- A former IMF economist blasts the fund for its lack of leadership
- Peter Doyle, a 20-year veteran of the fund, left the IMF in June
- Claims IMF indecision has brought the euro "to the brink"
- IMF: Issues raised by Doyle "are covered by a host of public reports"
A senior economist at the institution spearheading the bailouts of three eurozone countries has lambasted its lack of leadership and said its first female chief is not fit for the job.
In a letter obtained exclusively by CNN and addressed to Shakour Shaalan, dean of the executive board of the International Monetary Fund, 20-year veteran Peter Doyle says he is "ashamed to have had any association with the Fund at all."
Doyle, a former advisor to the IMF's European Department, which runs its programs for Greece, Portugal and Ireland, argues the body's failure to deliver timely and sustained warnings to the region's dithering politicians had led to widespread suffering for those living in stricken countries and the risk of worse to come.
The institution's lack of decisive action, Doyle says, has left "the second global reserve currency (the euro) on the brink."
"The fund for the past two years has been playing catch-up and reactive roles in the last ditch efforts to save it," he writes.
Doyle, a former IMF division head for Israel and non-eurozone nations Sweden and Denmark, was widely respected within the organization, according to IMF insiders who did not wish to be named due to the sensitivity of the issue.
Doyle did not work on countries within the monetary union, but his comments highlight strong feelings among the fund's economists about its work underway in places like Greece.
His attack comes amid concerns the fund's stringent austerity measures for debtor nations are doing more harm than good whilst failing to contain a crisis that is now well into its third year.
Doyle penned his missive on June 18 just as senior IMF representatives, including its first female Managing Director, Christine Lagarde, were trying to hammer out a new set of emergency measures with key eurozone heads of government at the Group of 20 summit in Los Cabos, Mexico.
Doyle says one of the reasons the IMF has not delivered on its surveillance of the global economy is European bias which if anything, he says, is "becoming more deeply entrenched."
"This fact is most clear," Doyle states, "in regard to the appointments for Managing Director, which over the past decade, have all-too-evidently been disastrous."
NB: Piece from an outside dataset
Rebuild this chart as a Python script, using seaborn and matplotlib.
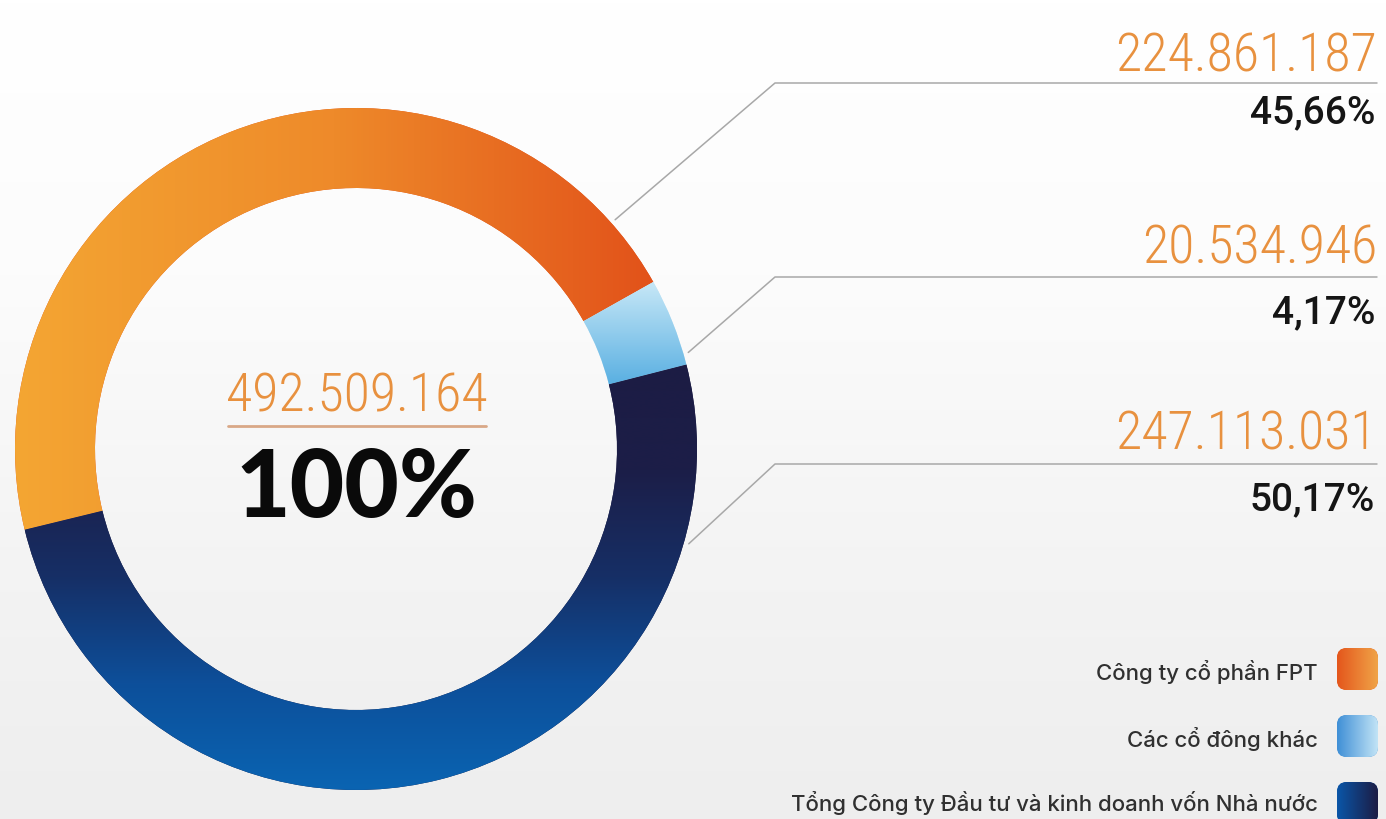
import numpy as np
import matplotlib
matplotlib.use("Agg")
import matplotlib.pyplot as plt
from matplotlib import font_manager
from matplotlib.patches import FancyBboxPatch
import seaborn as sns

# Cơ cấu cổ đông
groups = ["Công ty cổ phần FPT", "Các cổ đông khác",
          "Tổng Công ty Đầu tư và kinh doanh vốn Nhà nước"]
shares = [224861187, 20534946, 247113031]
share_text = ["224.861.187", "20.534.946", "247.113.031"]
pct_text = ["45,66%", "4,17%", "50,17%"]
total_text = "492.509.164"
total_pct = "100%"

# mau gradient cho tung phan
ring_colors = [["#F4A633", "#EE8A2A", "#E2521A"],
               ["#5AB0E2", "#C8E8F7"],
               ["#0A64B2", "#0D4F9A", "#162F66", "#1C1E48", "#1C1C44"]]
swatch_colors = [["#E4561C", "#F0A448"],
                 ["#3F8FD6", "#C2E4F6"],
                 ["#0A56A8", "#1C1C44"]]


def first_font(names):
    for name in names:
        try:
            font_manager.findfont(font_manager.FontProperties(family=name),
                                  fallback_to_default=False)
            return name
        except ValueError:
            pass
    return "DejaVu Sans"


sns.set_theme(style="white")
plt.rcParams["font.family"] = ["Inter", "DejaVu Sans"]
thin_font = first_font(["Roboto Condensed", "Liberation Sans Narrow", "Roboto"])
pct_font = first_font(["Roboto", "DejaVu Sans"])
big_font = first_font(["Lato", "Roboto", "DejaVu Sans"])

W, H = 1386, 819
fig = plt.figure(figsize=(W / 100, H / 100), dpi=100)
ax = fig.add_axes([0, 0, 1, 1])

# nen
bg = sns.blend_palette(["#EEEEEE", "#F4F4F4", "#FCFCFC", "#FFFFFF"], as_cmap=True)
ax.imshow(np.linspace(0, 1, 256)[:, None], cmap=bg, extent=[0, W, 0, H],
          origin="lower", aspect="auto", zorder=0)


def paint(patch, colors, vertical):
    bb = patch.get_path().get_extents()
    cmap = sns.blend_palette(colors, as_cmap=True)
    grad = np.linspace(0, 1, 256)
    img = grad[:, None] if vertical else grad[None, :]
    im = ax.imshow(img, cmap=cmap, extent=[bb.x0, bb.x1, bb.y0, bb.y1],
                   origin="lower", aspect="auto", interpolation="bicubic", zorder=2)
    im.set_clip_path(patch)


# donut
cx, cy, R, ring = 356, H - 449, 341, 80
wedges, _ = ax.pie(shares, radius=R, center=(cx, cy), startangle=193.7,
                   counterclock=False, colors=[c[-1] for c in ring_colors],
                   wedgeprops=dict(width=ring, edgecolor="none"), frame=True)
for w, cols, vert in zip(wedges, ring_colors, [False, True, True]):
    paint(w, cols, vert)

# duong dan
anchor_deg = [41.5, 16.2, -15.9]
line_y = [83, 277, 464]
for a, ly in zip(anchor_deg, line_y):
    t = np.deg2rad(a)
    x0, y0 = cx + (R + 5) * np.cos(t), cy + (R + 5) * np.sin(t)
    ax.plot([x0, 775, 1377], [y0, H - ly, H - ly], color="#A8A8A8", lw=1.1, zorder=3)

# so lieu ben phai
thin = []
for s, base in zip(share_text, [72, 263, 450]):
    thin.append(ax.text(1377, H - base, s, ha="right", va="baseline", color="#E8913F",
                        family=[thin_font, "DejaVu Sans"], fontweight="light",
                        fontsize=36, zorder=4))
for p, base in zip(pct_text, [123, 323, 510]):
    ax.text(1375, H - base, p, ha="right", va="baseline", color="#151515",
            family=[pct_font, "DejaVu Sans"], fontweight="medium", fontsize=28, zorder=4)

# tong o giua
thin.append(ax.text(357, H - 412, total_text, ha="center", va="baseline", color="#E8913F",
                    family=[thin_font, "DejaVu Sans"], fontweight="light",
                    fontsize=36, zorder=4))
big = ax.text(356, H - 517, total_pct, ha="center", va="baseline", color="#0A0A0A",
              family=[big_font, "DejaVu Sans"], fontweight="black", fontsize=70, zorder=4)

# chu thich
for g, cols, base, top in zip(groups, swatch_colors, [680, 747, 811], [648, 715, 782]):
    ax.text(1318, H - base, g, ha="right", va="baseline", color="#303030",
            fontsize=16, fontweight="medium", zorder=4)
    sw = FancyBboxPatch((1337, H - top - 42), 41, 42,
                        boxstyle="round,pad=0,rounding_size=10",
                        facecolor=cols[0], edgecolor="none", zorder=2)
    ax.add_patch(sw)
    paint(sw, cols, False)

ax.set_xlim(0, W)
ax.set_ylim(0, H)
ax.axis("off")

# chinh co chu theo do rong
fig.canvas.draw()
renderer = fig.canvas.get_renderer()
w0 = thin[0].get_window_extent(renderer).width
size = thin[0].get_fontsize() * 262 / w0
for t in thin:
    t.set_fontsize(size)
wb = big.get_window_extent(renderer).width
big.set_fontsize(big.get_fontsize() * 242 / wb)

# gach chan duoi tong so
fig.canvas.draw()
bb = ax.transData.inverted().transform(thin[-1].get_window_extent(renderer))
ax.plot([bb[0, 0] + 2, bb[1, 0] - 2], [H - 426, H - 426], color="#D9A887", lw=2, zorder=4)

ax.set_xlim(0, W)
ax.set_ylim(0, H)
fig.savefig("out.png", dpi=100, facecolor="#F6F6F6")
Referring to Lagarde -- who recently completed her first year in the role -- Doyle says, "even the current incumbent is tainted, as neither her gender, integrity, or elan can make up for the fundamental illegitimacy of the selection process."
Doyle, who copied in Stanley Fischer, governor of the Bank of Israel, and Stefan Ingves, head of the Sweden's central bank, says his early warnings of the impending crisis were "identified well in advance but were suppressed."
William Murray, a spokesman for the IMF in Washington, said the fund had found no evidence to substantiate that claim, from Doyle or any other sources.
Doyle went on to accuse the IMF's board of preferring a "handicapped fund" paralyzed by the powerplay of international politics within its upper echelons and "subject to those proximate roots of surveillance failure."
"There are good salty people here," Doyle signs off, "but this one is moving on. You might want to take care not to lose others."
The IMF's Murray says, "A lot of the points raised are covered by a host of public reports related to the IMF's economic surveillance and public statements by the management on these issues."